Walking the Waters - How to Bring the Major Oil Companies Ashore and Halt the Destruction of Our Oceans

When you go to the mountains, you go to the mountains. When it’s the desert, it’s the desert. When it’s the ocean, though, we generally say that we’re going “to the beach.” Land is our element, not the waters of our world, and that is an unmistakable advantage for any oil company that wants to drill in pristine waters.

Take Shell Oil. Recently, the company’s drill ship, the fabulously named Noble Discoverer, went adrift and almost grounded in Dutch Harbor, Alaska. That should be considered an omen for a distinctly star-crossed venture to come. Unfortunately, few of us are paying the slightest attention.

Shell is getting ready to drill for oil in the Arctic Ocean, an ecosystem staggeringly rich in life of every sort, and while it’s not yet quite a done deal, the prospect should certainly focus our minds. But first, it’s worth reminding ourselves of the mind-boggling richness of the life still in our oceans.

Last month began with a once-in-a-lifetime sighting in Monterey Bay, California, startlingly close to shore, of blue whales. Those gigantic mammals can measure up to 100 feet, head-to-tail, and weigh nearly 200 tons -- the largest animal by weight ever to have lived on this planet. Yes, even heavier than dinosaurs.
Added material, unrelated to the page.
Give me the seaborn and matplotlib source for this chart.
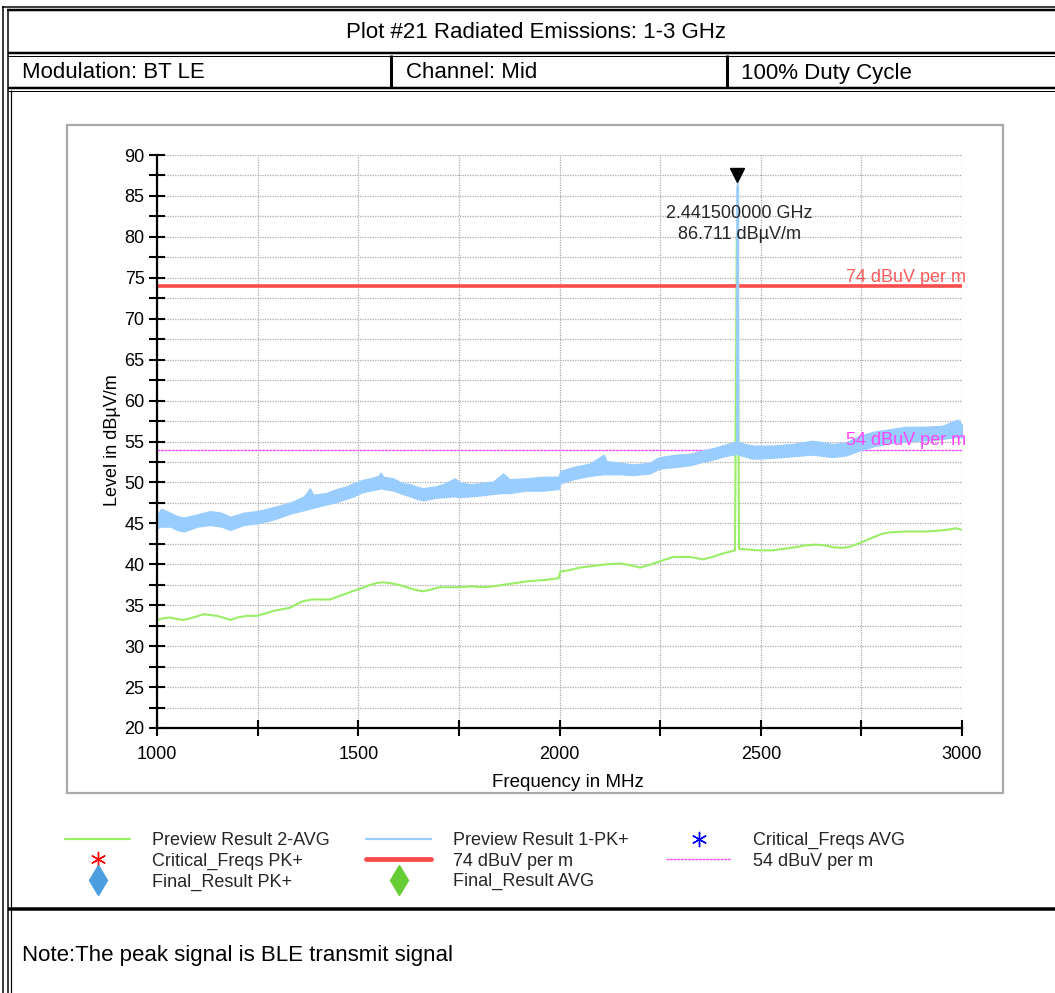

The biggest of them, Amphicoelias fragillimus, is estimated to have weighed 122 tons, while the largest blue whale came in at a whopping 195 tons.

The recent Monterey Bay sighting is being called “the most phenomenal showing of th[os]e endangered mammals in recent history.” On July 5th alone, the Monterey Bay Whale Watch reported sightings of “12 blue whales, 40 humpback whales, 400 Risso's dolphins, 300 northern right whale dolphins, 250 Pacific white-sided dolphins, and two minke whales."

"Everywhere you go you just see blows" -- that is, the blues spouting -- Nancy Black, owner of Monterey Bay Whale Watch, told the Santa Cruz Sentinel. It seems that the abundance of krill, the tiny shrimp-like creatures that the whales feed on, attracted about 100 of the blues. Until the beginning of the twentieth century, they were abundant with an estimated population of more than 200,000 living in the Southern (or Antarctic) Ocean alone. Then they were hunted nearly to extinction. Today, only about 10,000 of them are believed to exist.